Across the country, there’s a growing sentiment to turn back to our roots. Both in terms of how we grow our food and the heirloom seeds that we use to do it. Heritage grains, those that were around long before grains were widely hybridized to boost yield, are a part of the growing phenomenon, according to a story in Pacific Standard.
Einkorn the Answer
One in particular that's getting some special attention is einkorn, a nutritious ancient grain that may be digestible to those with gluten allergies, or the more serious celiac disease. Einkorn has a different gluten structure than modern grains, made up of far fewer chromosomes.

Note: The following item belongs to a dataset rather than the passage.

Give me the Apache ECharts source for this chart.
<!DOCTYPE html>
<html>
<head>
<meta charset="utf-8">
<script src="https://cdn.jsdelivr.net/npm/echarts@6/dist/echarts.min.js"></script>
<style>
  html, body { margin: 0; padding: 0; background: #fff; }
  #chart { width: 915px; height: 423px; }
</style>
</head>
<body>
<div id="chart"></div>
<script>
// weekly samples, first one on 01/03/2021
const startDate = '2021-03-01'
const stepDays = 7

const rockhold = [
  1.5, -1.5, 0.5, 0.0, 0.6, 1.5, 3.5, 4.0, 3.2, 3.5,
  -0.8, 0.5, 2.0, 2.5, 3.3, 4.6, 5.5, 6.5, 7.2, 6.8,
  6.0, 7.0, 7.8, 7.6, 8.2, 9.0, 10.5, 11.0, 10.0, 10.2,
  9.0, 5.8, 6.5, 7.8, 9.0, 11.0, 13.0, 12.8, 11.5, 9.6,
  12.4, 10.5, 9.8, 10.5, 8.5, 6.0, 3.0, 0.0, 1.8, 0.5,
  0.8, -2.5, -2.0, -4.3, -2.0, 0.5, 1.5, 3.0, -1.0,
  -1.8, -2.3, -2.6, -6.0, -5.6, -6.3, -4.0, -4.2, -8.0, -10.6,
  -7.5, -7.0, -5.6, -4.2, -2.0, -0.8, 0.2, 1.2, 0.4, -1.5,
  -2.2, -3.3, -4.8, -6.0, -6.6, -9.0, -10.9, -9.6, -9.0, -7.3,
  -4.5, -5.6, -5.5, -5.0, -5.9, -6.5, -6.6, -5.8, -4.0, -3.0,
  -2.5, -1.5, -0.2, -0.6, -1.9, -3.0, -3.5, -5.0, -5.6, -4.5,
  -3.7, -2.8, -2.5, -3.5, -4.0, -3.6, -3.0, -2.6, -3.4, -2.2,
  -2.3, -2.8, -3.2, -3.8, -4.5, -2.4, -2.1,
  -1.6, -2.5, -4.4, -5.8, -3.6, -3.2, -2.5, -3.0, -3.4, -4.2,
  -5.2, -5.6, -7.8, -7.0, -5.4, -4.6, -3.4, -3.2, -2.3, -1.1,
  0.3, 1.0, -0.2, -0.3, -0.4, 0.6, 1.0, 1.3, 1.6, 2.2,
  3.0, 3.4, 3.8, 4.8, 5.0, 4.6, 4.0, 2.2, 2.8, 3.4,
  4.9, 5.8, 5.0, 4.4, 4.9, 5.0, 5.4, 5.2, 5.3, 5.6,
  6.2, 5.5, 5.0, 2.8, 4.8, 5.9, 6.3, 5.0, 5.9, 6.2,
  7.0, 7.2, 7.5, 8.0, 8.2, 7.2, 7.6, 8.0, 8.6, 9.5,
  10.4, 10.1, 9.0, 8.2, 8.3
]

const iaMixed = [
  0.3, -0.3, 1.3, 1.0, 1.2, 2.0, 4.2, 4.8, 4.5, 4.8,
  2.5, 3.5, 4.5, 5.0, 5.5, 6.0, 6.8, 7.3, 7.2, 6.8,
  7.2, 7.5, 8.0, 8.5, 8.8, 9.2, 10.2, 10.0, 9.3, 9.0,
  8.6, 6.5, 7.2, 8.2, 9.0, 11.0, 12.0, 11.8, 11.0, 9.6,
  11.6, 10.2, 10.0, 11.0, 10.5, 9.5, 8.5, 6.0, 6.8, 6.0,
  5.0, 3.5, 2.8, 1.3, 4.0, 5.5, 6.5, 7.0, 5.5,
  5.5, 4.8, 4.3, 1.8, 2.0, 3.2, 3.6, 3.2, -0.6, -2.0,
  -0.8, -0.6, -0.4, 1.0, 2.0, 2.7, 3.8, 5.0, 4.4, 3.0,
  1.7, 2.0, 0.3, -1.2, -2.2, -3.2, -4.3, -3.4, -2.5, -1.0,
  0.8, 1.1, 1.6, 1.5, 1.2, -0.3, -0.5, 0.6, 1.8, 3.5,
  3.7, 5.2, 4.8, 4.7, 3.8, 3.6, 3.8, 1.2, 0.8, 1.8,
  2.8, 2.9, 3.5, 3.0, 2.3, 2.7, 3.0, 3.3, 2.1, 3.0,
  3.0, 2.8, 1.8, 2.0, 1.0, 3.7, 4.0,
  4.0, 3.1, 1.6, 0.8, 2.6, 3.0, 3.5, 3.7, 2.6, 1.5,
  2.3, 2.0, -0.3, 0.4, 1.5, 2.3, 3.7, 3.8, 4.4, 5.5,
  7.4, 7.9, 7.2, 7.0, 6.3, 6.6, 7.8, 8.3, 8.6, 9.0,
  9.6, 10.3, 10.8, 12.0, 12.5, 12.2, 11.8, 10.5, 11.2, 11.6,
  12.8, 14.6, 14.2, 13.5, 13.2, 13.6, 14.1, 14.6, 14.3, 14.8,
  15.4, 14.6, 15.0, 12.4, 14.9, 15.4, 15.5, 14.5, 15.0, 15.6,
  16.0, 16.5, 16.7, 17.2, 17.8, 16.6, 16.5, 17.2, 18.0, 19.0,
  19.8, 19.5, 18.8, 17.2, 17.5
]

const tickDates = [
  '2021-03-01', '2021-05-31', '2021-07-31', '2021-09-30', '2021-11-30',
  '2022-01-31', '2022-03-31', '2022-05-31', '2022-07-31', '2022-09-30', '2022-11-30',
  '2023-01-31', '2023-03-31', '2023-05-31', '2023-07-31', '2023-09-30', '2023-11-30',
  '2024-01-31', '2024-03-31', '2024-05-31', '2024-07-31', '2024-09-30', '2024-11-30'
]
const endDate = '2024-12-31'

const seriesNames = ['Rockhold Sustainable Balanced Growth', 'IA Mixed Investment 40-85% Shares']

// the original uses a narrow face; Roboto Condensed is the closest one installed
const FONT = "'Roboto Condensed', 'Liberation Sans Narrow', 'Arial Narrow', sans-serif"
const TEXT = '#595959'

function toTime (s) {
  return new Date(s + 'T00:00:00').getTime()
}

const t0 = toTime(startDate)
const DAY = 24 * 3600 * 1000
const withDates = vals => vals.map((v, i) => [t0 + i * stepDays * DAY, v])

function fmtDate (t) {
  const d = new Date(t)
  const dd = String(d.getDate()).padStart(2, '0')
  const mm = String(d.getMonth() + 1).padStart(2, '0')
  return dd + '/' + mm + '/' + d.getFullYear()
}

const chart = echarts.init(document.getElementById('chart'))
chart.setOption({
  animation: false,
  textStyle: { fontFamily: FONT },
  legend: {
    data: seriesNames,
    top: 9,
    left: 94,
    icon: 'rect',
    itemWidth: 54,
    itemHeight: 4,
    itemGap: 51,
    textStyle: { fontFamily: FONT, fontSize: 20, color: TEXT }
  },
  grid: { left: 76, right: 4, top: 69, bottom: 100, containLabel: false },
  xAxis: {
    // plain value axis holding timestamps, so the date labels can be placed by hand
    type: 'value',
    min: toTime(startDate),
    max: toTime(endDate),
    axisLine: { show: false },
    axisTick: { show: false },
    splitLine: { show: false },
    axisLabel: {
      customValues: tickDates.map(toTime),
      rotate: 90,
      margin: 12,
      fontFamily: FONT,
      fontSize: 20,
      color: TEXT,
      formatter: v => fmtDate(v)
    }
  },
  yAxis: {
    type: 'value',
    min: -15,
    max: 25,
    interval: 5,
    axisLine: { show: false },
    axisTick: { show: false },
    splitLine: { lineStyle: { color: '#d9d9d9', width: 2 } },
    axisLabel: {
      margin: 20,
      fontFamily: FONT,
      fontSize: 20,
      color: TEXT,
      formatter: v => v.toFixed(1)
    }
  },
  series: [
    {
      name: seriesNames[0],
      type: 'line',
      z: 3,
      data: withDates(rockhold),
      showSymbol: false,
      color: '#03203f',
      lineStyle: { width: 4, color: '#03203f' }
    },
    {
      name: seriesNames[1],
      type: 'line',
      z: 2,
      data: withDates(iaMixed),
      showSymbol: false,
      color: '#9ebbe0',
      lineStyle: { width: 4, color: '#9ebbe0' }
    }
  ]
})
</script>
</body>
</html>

Rogosa, in partnership with the University of Massachusetts, Amherst, is testing to see if gluten-sensitive celiacs can tolerate the grain. Rogosa is also growing plants on site and organizing conferences with artisan bakers and crop specialists on the farming of heritage wheats in New England.
Refinement an Issue
Bob Klein, co-owner of Oakland, California’s Oliveto restaurant and founder of Community Grains, thinks that other differences in the modern grain make it intolerable.

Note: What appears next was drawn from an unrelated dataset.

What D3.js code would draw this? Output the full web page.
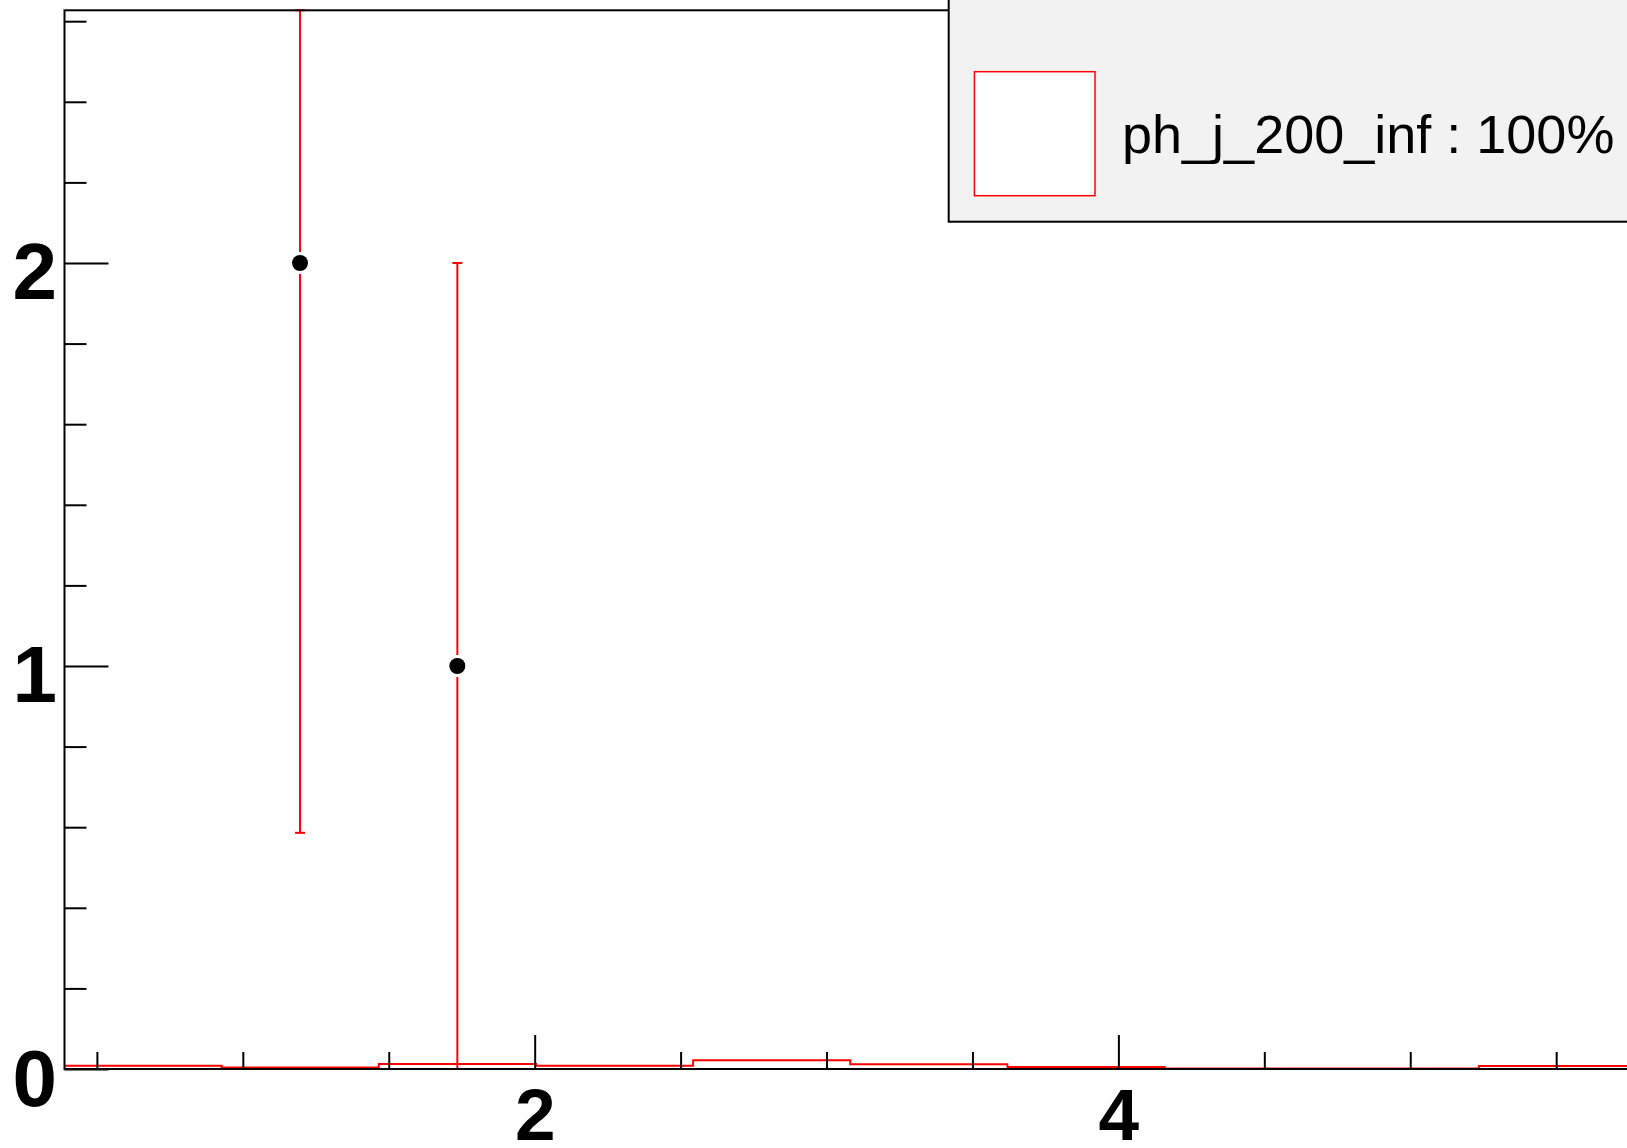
<!DOCTYPE html>
<html>
<head>
<meta charset="utf-8">
<script src="https://cdn.jsdelivr.net/npm/d3@7"></script>
<style>
  html, body { margin: 0; padding: 0; background: #ffffff; }
  svg { display: block; }
</style>
</head>
<body>
<script>
// ---------- data ----------
const binLowEdges = [0.389, 0.927, 1.466, 2.004, 2.543, 3.081, 3.620, 4.158, 4.697, 5.235];
const binWidth = 0.5385;
const histValues = [0.008, 0.004, 0.0125, 0.008, 0.022, 0.012, 0.005, 0.001, 0.001, 0.0075];
const pointX = [1.196, 1.735];
const pointY = [2, 1];
const pointErrLow = [1.414, 1];
const pointErrHigh = [1.414, 1];
const xMajorTicks = [2, 4];
const xMinorTicks = [0.5, 1, 1.5, 2.5, 3, 3.5, 4.5, 5, 5.5];
const yMajorTicks = [0, 1, 2];
const yMinorTicks = [0.2, 0.4, 0.6, 0.8, 1.2, 1.4, 1.6, 1.8, 2.2, 2.4, 2.6];
const legendLabel = "ph_j_200_inf : 100%";

// ---------- layout ----------
const W = 1627, H = 1148;
const mLeft = 64.5, mRight = 1636, mTop = 10.3, mBottom = 1069;
const xDomain = [0.389, 5.7735];
const yDomain = [0, 2.627];

const svg = d3.select("body").append("svg")
  .attr("width", W).attr("height", H)
  .style("font-family", "'Liberation Sans', Arial, Helvetica, sans-serif");

const x = d3.scaleLinear().domain(xDomain).range([mLeft, mRight]);
const y = d3.scaleLinear().domain(yDomain).range([mBottom, mTop]);
const yc = y.copy().clamp(true);

svg.append("defs").append("clipPath").attr("id", "frame")
  .append("rect").attr("x", mLeft).attr("y", mTop).attr("width", mRight - mLeft).attr("height", mBottom - mTop);

// histogram (step line)
const histPts = [];
binLowEdges.forEach((lo, i) => {
  histPts.push([x(lo), y(histValues[i])]);
  histPts.push([x(lo + binWidth), y(histValues[i])]);
});
svg.append("path")
  .attr("clip-path", "url(#frame)")
  .attr("d", d3.line()(histPts))
  .attr("fill", "none").attr("stroke", "#ff0000").attr("stroke-width", 2);

// error bars
const gap = 11, cap = 5;
const eb = svg.append("g").attr("stroke", "#ff0000").attr("stroke-width", 2);
pointX.forEach((px, i) => {
  const cx = x(px), cy = y(pointY[i]);
  const yHi = yc(pointY[i] + pointErrHigh[i]);
  const yLo = yc(pointY[i] - pointErrLow[i]);
  eb.append("line").attr("x1", cx).attr("x2", cx).attr("y1", yHi).attr("y2", cy - gap);
  eb.append("line").attr("x1", cx).attr("x2", cx).attr("y1", cy + gap).attr("y2", yLo);
  eb.append("line").attr("x1", cx - cap).attr("x2", cx + cap).attr("y1", yHi).attr("y2", yHi);
  eb.append("line").attr("x1", cx - cap).attr("x2", cx + cap).attr("y1", yLo).attr("y2", yLo);
});

// markers
svg.append("g").selectAll("circle").data(pointX).join("circle")
  .attr("cx", d => x(d)).attr("cy", (d, i) => y(pointY[i])).attr("r", 8)
  .attr("fill", "#000");

// axes
const xAxisMajor = d3.axisBottom(x).tickValues(xMajorTicks).tickSize(-34).tickPadding(19)
  .tickFormat(d3.format("d"));
const xAxisMinor = d3.axisBottom(x).tickValues(xMinorTicks).tickSize(-17).tickFormat("");
const yAxisMajor = d3.axisLeft(y).tickValues(yMajorTicks).tickSize(-44).tickPadding(7.5)
  .tickFormat(d3.format("d"));
const yAxisMinor = d3.axisLeft(y).tickValues(yMinorTicks).tickSize(-22).tickFormat("");

function styleAxis(g, fontSize, dy) {
  g.select(".domain").remove();
  g.selectAll(".tick line").attr("stroke", "#000").attr("stroke-width", 2);
  g.selectAll(".tick text").attr("fill", "#000")
    .style("font-size", fontSize + "px").style("font-weight", "bold")
    .style("font-family", "'Liberation Sans', Arial, Helvetica, sans-serif");
  if (dy) g.selectAll(".tick text").attr("dy", dy);
}
svg.append("g").attr("transform", `translate(0,${mBottom})`).call(xAxisMajor).call(g => styleAxis(g, 73));
svg.append("g").attr("transform", `translate(0,${mBottom})`).call(xAxisMinor).call(g => styleAxis(g, 73));
svg.append("g").attr("transform", `translate(${mLeft},0)`).call(yAxisMajor).call(g => styleAxis(g, 80, "0.45em"));
svg.append("g").attr("transform", `translate(${mLeft},0)`).call(yAxisMinor).call(g => styleAxis(g, 80));

// frame
svg.append("rect").attr("x", mLeft).attr("y", mTop).attr("width", mRight - mLeft).attr("height", mBottom - mTop)
  .attr("fill", "none").attr("stroke", "#000").attr("stroke-width", 2);

// legend
const lg = svg.append("g");
lg.append("rect").attr("x", 948.7).attr("y", -20).attr("width", 720).attr("height", 241.7)
  .attr("fill", "#f2f2f2").attr("stroke", "#000").attr("stroke-width", 2);
lg.append("rect").attr("x", 974.4).attr("y", 71.7).attr("width", 120.6).attr("height", 124)
  .attr("fill", "#fff").attr("stroke", "#ff0000").attr("stroke-width", 1.5);
lg.append("text").attr("x", 1122).attr("y", 153).text(legendLabel)
  .style("font-size", "54px").attr("fill", "#000");
</script>
</body>
</html>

“Things like goat grass were introduced into the wheat strain, and there’s evidence that some degree of intolerance comes from goat grass,” says Klein to Pacific Standard. If you look at earlier varieties, he explains, you don’t see that problem. “You have this modern phenomenon of lots of people becoming intolerant to gluten, and it’s indisputable. But it’s also very hazy as to what it is exactly, and whether it’s one cause or many. One theory is that we’re responding not to the grain itself but the refinement, and I’m in that class.”
It’s exciting news and it speaks to the need to preserve these ancient grains--around long before refinement and yield became the goal.